Compare the plots of the PDF and CDF of a normal distribution in the figures above. The CDF is the integral of the PDF, and as such, it is a measure of the probability that the random variable will take on a value less than or equal to a given value. The CDF is always non-decreasing and ranges from 0 to 1.

For a function \(F(x)\) to be a valid CDF, it must satisfy the following two properties:

\(0 \leq F(x) \leq 1\) for all \(x\)
\(\lim_{x \to -\infty} F(x) = 0\) and \(\lim_{x \to \infty} F(x) = 1\)

Bivariate Random Variables

A bivariate random variable is a random variable that takes on two values. The joint probability distribution of two random variables \(X\) and \(Y\) is a function that describes the probability of \(X\) taking on a value \(x\) and \(Y\) taking on a value \(y\). The joint probability distribution is denoted by \(P(X = x, Y = y)\).

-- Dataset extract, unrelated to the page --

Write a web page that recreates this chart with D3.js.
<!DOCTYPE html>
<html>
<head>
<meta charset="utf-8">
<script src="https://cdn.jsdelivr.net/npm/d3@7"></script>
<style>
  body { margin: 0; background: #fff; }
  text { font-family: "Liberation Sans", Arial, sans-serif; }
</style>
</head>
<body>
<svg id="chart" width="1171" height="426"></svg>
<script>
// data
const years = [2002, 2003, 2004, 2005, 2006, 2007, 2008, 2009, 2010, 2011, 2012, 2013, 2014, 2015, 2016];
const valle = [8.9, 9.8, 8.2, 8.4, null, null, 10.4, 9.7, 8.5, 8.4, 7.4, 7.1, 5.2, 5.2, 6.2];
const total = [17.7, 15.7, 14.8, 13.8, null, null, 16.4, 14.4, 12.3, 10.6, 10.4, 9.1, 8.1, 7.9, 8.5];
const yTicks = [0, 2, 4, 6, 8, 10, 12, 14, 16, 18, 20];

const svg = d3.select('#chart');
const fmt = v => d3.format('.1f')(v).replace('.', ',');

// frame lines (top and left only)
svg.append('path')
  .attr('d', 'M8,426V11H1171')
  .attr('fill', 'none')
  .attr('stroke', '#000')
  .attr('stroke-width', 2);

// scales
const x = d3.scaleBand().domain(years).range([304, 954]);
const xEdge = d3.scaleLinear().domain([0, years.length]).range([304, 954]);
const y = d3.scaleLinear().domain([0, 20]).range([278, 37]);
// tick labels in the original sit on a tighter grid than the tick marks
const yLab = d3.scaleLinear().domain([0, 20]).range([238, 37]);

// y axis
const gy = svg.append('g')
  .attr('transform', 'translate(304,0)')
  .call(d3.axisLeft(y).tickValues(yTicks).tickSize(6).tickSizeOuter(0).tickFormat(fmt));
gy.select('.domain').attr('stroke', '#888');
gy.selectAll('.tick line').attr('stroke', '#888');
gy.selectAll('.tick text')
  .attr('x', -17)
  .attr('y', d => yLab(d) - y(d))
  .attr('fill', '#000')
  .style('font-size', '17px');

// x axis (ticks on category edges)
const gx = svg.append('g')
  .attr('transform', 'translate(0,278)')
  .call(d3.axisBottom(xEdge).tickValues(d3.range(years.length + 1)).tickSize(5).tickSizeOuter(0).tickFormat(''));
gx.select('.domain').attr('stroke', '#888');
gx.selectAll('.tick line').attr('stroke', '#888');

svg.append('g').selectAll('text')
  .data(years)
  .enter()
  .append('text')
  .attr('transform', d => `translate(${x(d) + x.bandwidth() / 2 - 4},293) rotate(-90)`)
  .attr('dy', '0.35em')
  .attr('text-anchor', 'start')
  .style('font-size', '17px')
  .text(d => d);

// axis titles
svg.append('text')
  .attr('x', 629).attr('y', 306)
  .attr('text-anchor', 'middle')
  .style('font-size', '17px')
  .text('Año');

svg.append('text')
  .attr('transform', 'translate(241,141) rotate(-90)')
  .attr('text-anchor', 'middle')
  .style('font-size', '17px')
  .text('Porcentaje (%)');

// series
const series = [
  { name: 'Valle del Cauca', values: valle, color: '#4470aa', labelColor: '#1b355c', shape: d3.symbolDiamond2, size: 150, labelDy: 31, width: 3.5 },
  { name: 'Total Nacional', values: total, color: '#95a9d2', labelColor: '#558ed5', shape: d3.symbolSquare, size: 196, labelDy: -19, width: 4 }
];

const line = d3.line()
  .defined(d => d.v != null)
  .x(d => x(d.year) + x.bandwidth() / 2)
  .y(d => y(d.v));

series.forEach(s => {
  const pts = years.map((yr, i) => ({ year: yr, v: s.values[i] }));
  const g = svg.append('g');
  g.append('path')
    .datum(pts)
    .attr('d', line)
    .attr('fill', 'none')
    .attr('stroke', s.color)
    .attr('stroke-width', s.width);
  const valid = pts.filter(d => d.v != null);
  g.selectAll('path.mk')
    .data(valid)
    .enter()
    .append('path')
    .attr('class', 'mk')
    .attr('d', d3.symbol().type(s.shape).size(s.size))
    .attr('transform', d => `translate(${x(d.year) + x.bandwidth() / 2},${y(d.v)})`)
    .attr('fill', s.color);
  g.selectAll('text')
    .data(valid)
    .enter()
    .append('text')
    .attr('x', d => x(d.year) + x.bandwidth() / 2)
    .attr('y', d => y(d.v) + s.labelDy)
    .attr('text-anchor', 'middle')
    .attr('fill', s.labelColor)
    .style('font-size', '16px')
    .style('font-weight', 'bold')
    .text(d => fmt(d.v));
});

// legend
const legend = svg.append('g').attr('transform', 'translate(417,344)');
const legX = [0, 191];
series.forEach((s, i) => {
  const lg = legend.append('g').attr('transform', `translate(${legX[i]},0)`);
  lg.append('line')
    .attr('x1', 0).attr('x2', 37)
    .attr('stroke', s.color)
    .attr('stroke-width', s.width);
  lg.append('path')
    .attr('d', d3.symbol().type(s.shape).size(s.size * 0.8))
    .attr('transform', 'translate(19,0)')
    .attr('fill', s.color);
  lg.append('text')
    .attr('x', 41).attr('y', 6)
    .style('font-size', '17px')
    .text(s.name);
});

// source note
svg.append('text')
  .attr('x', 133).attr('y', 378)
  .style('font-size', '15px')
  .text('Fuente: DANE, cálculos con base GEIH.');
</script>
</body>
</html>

If \(X\) and \(Y\) are both normal random variables, then the joint probability distribution is given by the following PDF:

\[P(x, y) = \frac{1}{2\pi\sigma_x\sigma_y\sqrt{1-\rho^2}} \exp\left(-\frac{1}{2(1-\rho^2)}\left(\frac{(x-\mu_x)^2}{\sigma_x^2} - 2\rho\frac{(x-\mu_x)(y-\mu_y)}{\sigma_x\sigma_y} + \frac{(y-\mu_y)^2}{\sigma_y^2}\right)\right)\]

where \(\mu_x\) and \(\mu_y\) are the means of \(X\) and \(Y\), \(\sigma_x^2\) and \(\sigma_y^2\) are the variances of \(X\) and \(Y\), and \(\rho\) is the correlation coefficient between \(X\) and \(Y\).